It’s Not Eggnog, It's Ponche a Crème

Ponche a Crème (also known as ponche de crème) is sometimes described as the spiked eggnog of Trinidad and Tobago. And sure, it has eggs in a creamy base, plus nutmeg, too. But this Christmas-time libation isn’t eggnog. It’s better.

As a kid growing up in south Trinidad, I had a less-than-discerning palate. However, when my mother made me a rum-free version of ponche a crème, I loved the way the flavors danced on my tongue.

Unlike eggnog, which can be cloying and one dimensional, ponche a crème has range. It sings with some of the island’s most intriguing ingredients: citrus, spice, rum. The heady presence of lime zest and the orangey-botanical notes found in Angostura bitters joust with the buttery heft of the eggs. Nutmeg’s warm and nutty sweetness leans into the drink’s creaminess.

Despite the amount of milk employed, the dairy isn’t the star of ponche a crème—it plays a supporting role and allows the real star, rum, to shine. Some believe that the “ponche” in ponche a crème comes from the addition of Puncheon rum: a hold-on-to-your-hat sort of spirit that registers at 75 percent alcohol by volume. When a glass of ponche a crème is poured over ice, the rum—clean, grassy and sweet—is the first thing on the nose, the last thing on the taste-buds. It lingers on the mind.

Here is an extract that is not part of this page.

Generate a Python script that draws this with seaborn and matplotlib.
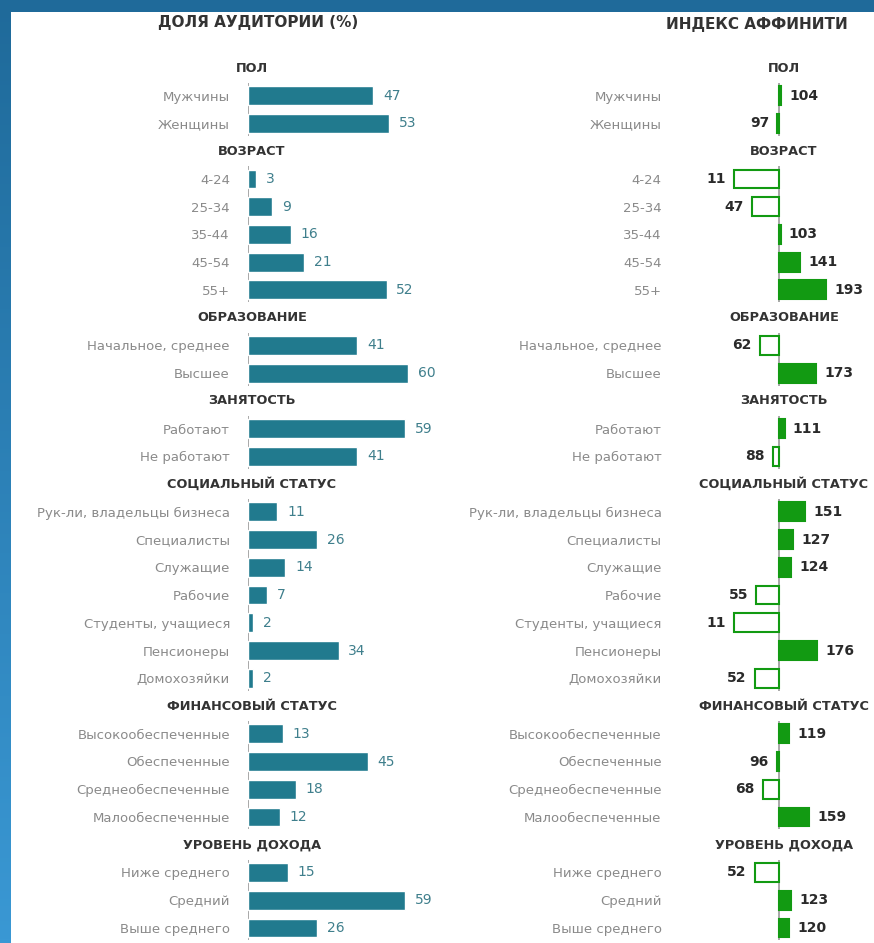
import numpy as np
import pandas as pd
import seaborn as sns
import matplotlib.pyplot as plt
from matplotlib import font_manager
from matplotlib.colors import LinearSegmentedColormap
from matplotlib.patches import Rectangle

# Данные: доля аудитории (%) и индекс аффинити по группам
groups = ["ПОЛ", "ВОЗРАСТ", "ОБРАЗОВАНИЕ", "ЗАНЯТОСТЬ",
          "СОЦИАЛЬНЫЙ СТАТУС", "ФИНАНСОВЫЙ СТАТУС", "УРОВЕНЬ ДОХОДА"]
labels = [
    ["Мужчины", "Женщины"],
    ["4-24", "25-34", "35-44", "45-54", "55+"],
    ["Начальное, среднее", "Высшее"],
    ["Работают", "Не работают"],
    ["Рук-ли, владельцы бизнеса", "Специалисты", "Служащие", "Рабочие",
     "Студенты, учащиеся", "Пенсионеры", "Домохозяйки"],
    ["Высокообеспеченные", "Обеспеченные", "Среднеобеспеченные", "Малообеспеченные"],
    ["Ниже среднего", "Средний", "Выше среднего"],
]
share = [[47, 53], [3, 9, 16, 21, 52], [41, 60], [59, 41],
         [11, 26, 14, 7, 2, 34, 2], [13, 45, 18, 12], [15, 59, 26]]
affinity = [[104, 97], [11, 47, 103, 141, 193], [62, 173], [111, 88],
            [151, 127, 124, 55, 11, 176, 52], [119, 96, 68, 159], [52, 123, 120]]

# строки: заголовок группы, затем её пункты
rows, heads = [], []
r = 0
for g, labs, sh, af in zip(groups, labels, share, affinity):
    heads.append({"group": g, "row": r})
    r += 1
    for lab, s, a in zip(labs, sh, af):
        rows.append({"group": g, "label": lab, "share": s, "affinity": a, "row": r})
        r += 1
df = pd.DataFrame(rows)
hd = pd.DataFrame(heads)
df["delta"] = df["affinity"] - 100
n_rows = r

TEAL = "#217a8e"
GREEN = "#129a12"
LABEL_C = "#8a8a8a"
W, H = 874, 943

sns.set_style("white")
plt.rcParams["font.family"] = ["DejaVu Sans"]

# узкий шрифт для заголовков, если он есть
names = {f.name for f in font_manager.fontManager.ttflist}
if "Liberation Sans Narrow" in names:
    head_font, head_size = "Liberation Sans Narrow", 11.5
else:
    head_font, head_size = "DejaVu Sans", 9.3

fig = plt.figure(figsize=(W / 100, H / 100), dpi=100)

# синяя рамка с градиентом и белое поле
bg = fig.add_axes([0, 0, 1, 1])
grad = np.linspace(0, 1, 256).reshape(-1, 1)
cmap = LinearSegmentedColormap.from_list("frame", ["#1f6a9a", "#3a98d4"])
bg.imshow(grad, aspect="auto", cmap=cmap, extent=[0, W, 0, H])
bg.add_patch(Rectangle((11, 0), W - 11, H - 12, facecolor="white", edgecolor="none"))
bg.set_xlim(0, W)
bg.set_ylim(0, H)
bg.axis("off")

# геометрия строк в пикселях
row0, step = 68, 27.74
top_px = row0 - 0.5 * step
bot_px = row0 + (n_rows - 0.5) * step
ax_b = (H - bot_px) / H
ax_h = (bot_px - top_px) / H

# левая панель: доля аудитории
ax1 = fig.add_axes([248 / W, ax_b, 200 / W, ax_h])
ax1.set_facecolor("none")
sns.barplot(data=df, x="share", y="row", orient="h", native_scale=True,
            color=TEAL, width=0.68, saturation=1, ax=ax1)
ax1.set_xlim(0, 75)
for _, d in df.iterrows():
    ax1.annotate(str(d["share"]), (d["share"], d["row"]), xytext=(7, 0),
                 textcoords="offset points", va="center", ha="left",
                 fontsize=10, color="#3f7f8c")

# правая панель: индекс аффинити (относительно 100)
ax2 = fig.add_axes([731 / W, ax_b, (W - 731) / W, ax_h])
ax2.set_facecolor("none")
sns.barplot(data=df, x="delta", y="row", orient="h", native_scale=True,
            color=GREEN, width=0.68, saturation=1, ax=ax2)
ax2.set_xlim(-95, 188)
for p in ax2.patches:
    p.set_edgecolor(GREEN)
    p.set_linewidth(1.5)
    if p.get_width() < 0:
        p.set_facecolor("white")
for _, d in df.iterrows():
    neg = d["delta"] < 0
    ax2.annotate(str(d["affinity"]), (d["delta"], d["row"]),
                 xytext=(-6 if neg else 6, 0), textcoords="offset points",
                 va="center", ha="right" if neg else "left",
                 fontsize=10, fontweight="bold", color="#2a2a2a")

for ax, pad, hx in [(ax1, 13, 1.5), (ax2, 50, 10)]:
    ax.set_ylim(n_rows - 0.5, -0.5)
    ax.set_yticks(df["row"])
    ax.set_yticklabels(df["label"], fontsize=9.5, color=LABEL_C)
    ax.tick_params(axis="y", length=0, pad=pad)
    ax.set_xticks([])
    ax.set_xlabel("")
    ax.set_ylabel("")
    sns.despine(ax=ax, left=True, bottom=True)
    # вертикальная ось для каждой группы
    for g, sub in df.groupby("group", sort=False):
        ax.vlines(0, sub["row"].min() - 0.45, sub["row"].max() + 0.45,
                  color="#9a9a9a", lw=1.2, zorder=0)
    for _, h in hd.iterrows():
        ax.text(hx, h["row"], h["group"], ha="center", va="center",
                family=head_font, fontsize=head_size, fontweight="bold",
                color="#333333")

fig.text(258 / W, 1 - 22 / H, "ДОЛЯ АУДИТОРИИ (%)", ha="center", va="center",
         fontsize=11, fontweight="bold", color="#333333")
fig.text(757 / W, 1 - 25 / H, "ИНДЕКС АФФИНИТИ", ha="center", va="center",
         fontsize=11, fontweight="bold", color="#333333")

fig.savefig("out.png", dpi=100)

Like many culinary traditions, Ponche a Crème doesn’t have a tidy lineage that can be succinctly pegged to a specific moment in history. It harkens back to a time when commodities such as milk, eggs, and spirits were enjoyed solely by aristocrats. During Caribbean colonialism, when sugar and slavery anchored the British presence in the West Indies, the combination of dairy and spirits became a drink enjoyed only by the elite, emblematic of prosperity and good fortune.

Fast forward to today. In Trinidad and Tobago, ponche a crème has shed most of its colonialist pomp but not its appeal. It’s no longer a beverage for the well-heeled but a symbol of national pride, beloved by Trinidadians of all classes. Every December, a melodious calypso song swirls through homes, bars, and hotels:

On Christmas Day, when Big Ben alarm six thirty We are underway to begin this festivity Later in the evening, we passing through Picadilly Everybody dancing and singing the same melody. Drink a rum and a punch-a-crema, drink a rum...

We drink a rum. Rum allows the brutal past of plantation slavery to move from the periphery of one’s memory to the forefront. Rum could not exist without the enslaved Africans who harvested and refined the sugarcane, who produced the molasses, and who found that fermenting (and later distilling) turned the molasses into rum. And this is the higher art that ponche a crème embodies: in this one drink, the Caribbean’s past, pain, emancipation, and resurgence is tasted and celebrated. Ponche a crème is nothing like eggnog; it’s better.